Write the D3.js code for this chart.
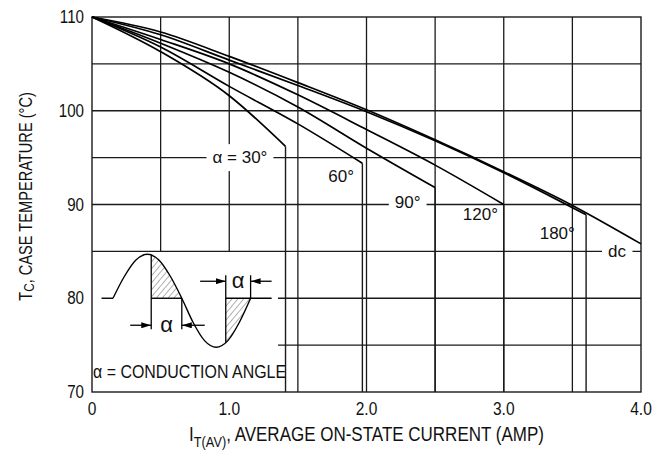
<!DOCTYPE html>
<html>
<head>
<meta charset="utf-8">
<script src="https://cdnjs.cloudflare.com/ajax/libs/d3/7.8.5/d3.min.js"></script>
<style>
  body { margin: 0; background: #fff; }
  text { font-family: "Liberation Sans", Arial, sans-serif; fill: #111; }
</style>
</head>
<body>
<div id="chart"></div>
<script>

// Curves: average on-state current (A) vs max case temperature (°C)
const current30  = [0, 0.5, 1.0, 1.41];
const temp30     = [110, 106.3, 101.6, 96.2];
const current60  = [0, 0.5, 1.0, 1.5, 1.97];
const temp60     = [110, 106.8, 102.6, 98.6, 94.4];
const current90  = [0, 0.5, 1.0, 1.5, 2.0, 2.5];
const temp90     = [110, 107.2, 104.1, 100.4, 96.0, 91.8];
const current120 = [0, 0.5, 1.0, 1.5, 2.0, 2.5, 3.0];
const temp120    = [110, 107.6, 105.0, 101.7, 98.0, 94.2, 90.0];
const current180 = [0, 0.5, 1.0, 1.5, 2.0, 2.5, 3.0, 3.6];
const temp180    = [110, 108.1, 105.4, 102.7, 99.9, 96.8, 93.4, 88.9];
const currentDc  = [0, 0.5, 1.0, 1.5, 2.0, 2.5, 3.0, 3.5, 4.0];
const tempDc     = [110, 108.4, 105.8, 103.0, 100.1, 96.9, 93.5, 89.9, 85.8];

// Curve labels, anchored in data units
const labelText    = ["α = 30°", "60°", "90°", "120°", "180°", "dc"];
const labelCurrent = [1.078, 1.815, 2.30, 2.83, 3.39, 3.825];
const labelTemp    = [95, 93.0, 90.2, 88.9, 86.95, 85];
const labelOnGrid  = [true, false, true, false, false, true];

// Axis ticks and grid
const xTicks = [0, 1, 2, 3, 4];
const xTickLabels = ["0", "1.0", "2.0", "3.0", "4.0"];
const yTicks = [70, 80, 90, 100, 110];
const xGrid = [0.5, 1.0, 1.5, 2.0, 2.5, 3.0, 3.5];
const yGrid = [75, 80, 85, 90, 95, 100, 105];

// Inset (waveform sketch) in phase degrees / relative amplitude
const wavePhase = [0, 30, 60, 90, 120, 150, 180, 210, 240, 270, 300, 330, 360];
const waveValue = [0, 0.5, 0.87, 1, 0.87, 0.5, 0, -0.5, -0.87, -1, -0.87, -0.5, 0];
const firing = [100, 295];        // where conduction starts in each half
const firingValue = [0.985, -0.906];
const insetRight = 1.355, insetTop = 85;

const curves = [
  {x: current30, y: temp30, drop: true},
  {x: current60, y: temp60, drop: true},
  {x: current90, y: temp90, drop: true},
  {x: current120, y: temp120, drop: true},
  {x: current180, y: temp180, drop: true},
  {x: currentDc, y: tempDc, drop: false}
];

const margin = {top: 17, right: 17, bottom: 61, left: 92},
    width = 658 - margin.left - margin.right,
    height = 453 - margin.top - margin.bottom;

const svg = d3.select("#chart")
  .append("svg")
    .attr("width", width + margin.left + margin.right)
    .attr("height", height + margin.top + margin.bottom)
  .append("g")
    .attr("transform", `translate(${margin.left}, ${margin.top})`);

const xScale = d3.scaleLinear().domain([0, 4]).range([0, width]);
const yScale = d3.scaleLinear().domain([70, 110]).range([height, 0]);

// the original uses a narrow typeface: squeeze text horizontally
function at(x, y, k) { return `translate(${x},${y}) scale(${k},1)`; }

const gridG = svg.append("g");
const maskG = svg.append("g");
const curveG = svg.append("g");
const labelG = svg.append("g");

// grid (the inset corner is left empty)
gridG.selectAll(".vgrid")
  .data(xGrid)
  .enter()
  .append("line")
    .attr("x1", d => xScale(d)).attr("x2", d => xScale(d))
    .attr("y1", yScale(110))
    .attr("y2", d => yScale(d < insetRight ? insetTop : 70))
    .attr("stroke", "#1a1a1a").attr("stroke-width", 1.3);

gridG.selectAll(".hgrid")
  .data(yGrid)
  .enter()
  .append("line")
    .attr("y1", d => yScale(d)).attr("y2", d => yScale(d))
    .attr("x1", d => xScale(d < insetTop ? insetRight : 0))
    .attr("x2", xScale(4))
    .attr("stroke", "#1a1a1a").attr("stroke-width", 1.3);

gridG.append("rect")
  .attr("width", width).attr("height", height)
  .attr("fill", "none").attr("stroke", "#1a1a1a").attr("stroke-width", 1.4);

// tick labels
svg.selectAll(".xlab")
  .data(xTicks)
  .enter()
  .append("text")
    .attr("transform", d => at(xScale(d), height + 23, 0.84))
    .attr("text-anchor", "middle")
    .style("font-size", "18.5px")
    .text((d, i) => xTickLabels[i]);

svg.selectAll(".ylab")
  .data(yTicks)
  .enter()
  .append("text")
    .attr("transform", d => at(-8, yScale(d), 0.82))
    .attr("text-anchor", "end")
    .attr("dominant-baseline", "central")
    .style("font-size", "18.5px")
    .text(d => d);

// curves with their vertical drop to the axis
const line = d3.line()
  .x(d => xScale(d[0]))
  .y(d => yScale(d[1]))
  .curve(d3.curveMonotoneX);

curves.forEach(function(c) {
  const pts = c.x.map((v, i) => [v, c.y[i]]);
  curveG.append("path")
    .datum(pts)
    .attr("d", line)
    .attr("fill", "none")
    .attr("stroke", "#000")
    .attr("stroke-width", 1.7);
  if (c.drop) {
    const last = pts[pts.length - 1];
    curveG.append("line")
      .attr("x1", xScale(last[0])).attr("x2", xScale(last[0]))
      .attr("y1", yScale(last[1])).attr("y2", yScale(70))
      .attr("stroke", "#1a1a1a").attr("stroke-width", 1.4);
  }
});

// curve labels, with the grid cut behind the ones that sit on it
labelText.forEach(function(t, i) {
  const lab = labelG.append("text")
    .attr("x", xScale(labelCurrent[i]))
    .attr("y", yScale(labelTemp[i]))
    .attr("text-anchor", "middle")
    .attr("dominant-baseline", "central")
    .style("font-size", "17px")
    .text(t);
  if (labelOnGrid[i]) {
    const bb = lab.node().getBBox();
    maskG.append("rect")
      .attr("x", bb.x - 6).attr("y", bb.y - 4)
      .attr("width", bb.width + 12).attr("height", bb.height + 8)
      .attr("fill", "#fff");
  }
});

// axis titles
const xTitle = svg.append("text")
  .attr("transform", at(width / 2, height + 49, 0.85))
  .attr("text-anchor", "middle")
  .style("font-size", "20px");
xTitle.append("tspan").text("I");
xTitle.append("tspan").attr("dy", 6).style("font-size", "15px").text("T(AV)");
xTitle.append("tspan").attr("dy", -6).text(", AVERAGE ON-STATE CURRENT (AMP)");

const yTitle = svg.append("text")
  .attr("transform", `translate(${-67}, ${height / 2 - 8}) rotate(-90) scale(0.79,1)`)
  .attr("text-anchor", "middle")
  .attr("dominant-baseline", "central")
  .style("font-size", "18.5px");
yTitle.append("tspan").text("T");
yTitle.append("tspan").attr("dy", 3).style("font-size", "15px").text("C");
yTitle.append("tspan").attr("dy", -3).text(", CASE TEMPERATURE (°C)");

// ---- inset: conduction angle sketch ----
const base = yScale(80);
const waveX = d3.scaleLinear().domain([0, 360]).range([21, 158.6]);
const waveY = d3.scaleLinear().domain([-1, 0, 1]).range([base + 49, base, base - 44]);

const inset = svg.append("g");

const defs = d3.select("svg").append("defs");
const hatch = defs.append("pattern")
  .attr("id", "hatch")
  .attr("patternUnits", "userSpaceOnUse")
  .attr("width", 4.5).attr("height", 4.5)
  .attr("patternTransform", "rotate(40)");
hatch.append("line")
  .attr("x1", 0).attr("y1", 0).attr("x2", 0).attr("y2", 4.5)
  .attr("stroke", "#555").attr("stroke-width", 0.9);

defs.append("marker")
  .attr("id", "arrow")
  .attr("viewBox", "0 0 10 6")
  .attr("refX", 10).attr("refY", 3)
  .attr("markerWidth", 10).attr("markerHeight", 6)
  .attr("markerUnits", "userSpaceOnUse")
  .attr("orient", "auto")
  .append("path")
    .attr("d", "M0,0L10,3L0,6Z")
    .attr("fill", "#000");

const wavePts = wavePhase.map((p, i) => [p, waveValue[i]]);

firing.forEach(function(f, k) {
  const end = k === 0 ? 180 : 360;
  defs.append("clipPath").attr("id", "cond" + k)
    .append("rect")
      .attr("x", waveX(f)).attr("y", base - 60)
      .attr("width", waveX(end) - waveX(f)).attr("height", 120);
  inset.append("path")
    .datum(wavePts)
    .attr("clip-path", `url(#cond${k})`)
    .attr("d", d3.area()
      .x(d => waveX(d[0]))
      .y0(base)
      .y1(d => waveY(d[1]))
      .curve(d3.curveMonotoneX))
    .attr("fill", "url(#hatch)");
});

inset.append("path")
  .datum(wavePts)
  .attr("d", d3.line().x(d => waveX(d[0])).y(d => waveY(d[1])).curve(d3.curveMonotoneX))
  .attr("fill", "none").attr("stroke", "#000").attr("stroke-width", 1.4);

// baseline pieces
const baseSegs = [[-30, 0], [firing[0], 180], [firing[1], 415]];
baseSegs.forEach(s => inset.append("line")
  .attr("x1", waveX(s[0])).attr("x2", waveX(s[1]))
  .attr("y1", base).attr("y2", base)
  .attr("stroke", "#000").attr("stroke-width", 1.4));

// extension lines at the conduction edges
const ext = [
  [firing[0], waveY(firingValue[0]), base + 31],
  [180, base, base + 31],
  [firing[1], waveY(firingValue[1]), base - 23],
  [360, base, base - 23]
];
ext.forEach(e => inset.append("line")
  .attr("x1", waveX(e[0])).attr("x2", waveX(e[0]))
  .attr("y1", e[1]).attr("y2", e[2])
  .attr("stroke", "#000").attr("stroke-width", 1.3));

// dimension arrows
const arrows = [
  [45, firing[0], base + 27], [240, 180, base + 27],
  [228, firing[1], base - 17], [415, 360, base - 17]
];
arrows.forEach(a => inset.append("line")
  .attr("x1", waveX(a[0])).attr("x2", waveX(a[1]))
  .attr("y1", a[2]).attr("y2", a[2])
  .attr("stroke", "#000").attr("stroke-width", 1.3)
  .attr("marker-end", "url(#arrow)"));

inset.append("text")
  .attr("x", (waveX(firing[0]) + waveX(180)) / 2).attr("y", base + 26)
  .attr("text-anchor", "middle").attr("dominant-baseline", "central")
  .style("font-size", "22px").text("α");
inset.append("text")
  .attr("x", (waveX(firing[1]) + waveX(360)) / 2).attr("y", base - 18)
  .attr("text-anchor", "middle").attr("dominant-baseline", "central")
  .style("font-size", "22px").text("α");

inset.append("text")
  .attr("transform", at(1, yScale(72.2), 0.84))
  .attr("dominant-baseline", "central")
  .style("font-size", "19px")
  .text("α = CONDUCTION ANGLE");

</script>
</body>
</html>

WHAT THIS TASK INVOLVES: Repeat only the lines from the beginning of the material through the line containing "false, false, true];", both ends kept, leaving pictures out.

TASK RESULT:
Write the D3.js code for this chart.
<!DOCTYPE html>
<html>
<head>
<meta charset="utf-8">
<script src="https://cdnjs.cloudflare.com/ajax/libs/d3/7.8.5/d3.min.js"></script>
<style>
  body { margin: 0; background: #fff; }
  text { font-family: "Liberation Sans", Arial, sans-serif; fill: #111; }
</style>
</head>
<body>
<div id="chart"></div>
<script>

// Curves: average on-state current (A) vs max case temperature (°C)
const current30  = [0, 0.5, 1.0, 1.41];
const temp30     = [110, 106.3, 101.6, 96.2];
const current60  = [0, 0.5, 1.0, 1.5, 1.97];
const temp60     = [110, 106.8, 102.6, 98.6, 94.4];
const current90  = [0, 0.5, 1.0, 1.5, 2.0, 2.5];
const temp90     = [110, 107.2, 104.1, 100.4, 96.0, 91.8];
const current120 = [0, 0.5, 1.0, 1.5, 2.0, 2.5, 3.0];
const temp120    = [110, 107.6, 105.0, 101.7, 98.0, 94.2, 90.0];
const current180 = [0, 0.5, 1.0, 1.5, 2.0, 2.5, 3.0, 3.6];
const temp180    = [110, 108.1, 105.4, 102.7, 99.9, 96.8, 93.4, 88.9];
const currentDc  = [0, 0.5, 1.0, 1.5, 2.0, 2.5, 3.0, 3.5, 4.0];
const tempDc     = [110, 108.4, 105.8, 103.0, 100.1, 96.9, 93.5, 89.9, 85.8];

// Curve labels, anchored in data units
const labelText    = ["α = 30°", "60°", "90°", "120°", "180°", "dc"];
const labelCurrent = [1.078, 1.815, 2.30, 2.83, 3.39, 3.825];
const labelTemp    = [95, 93.0, 90.2, 88.9, 86.95, 85];
const labelOnGrid  = [true, false, true, false, false, true];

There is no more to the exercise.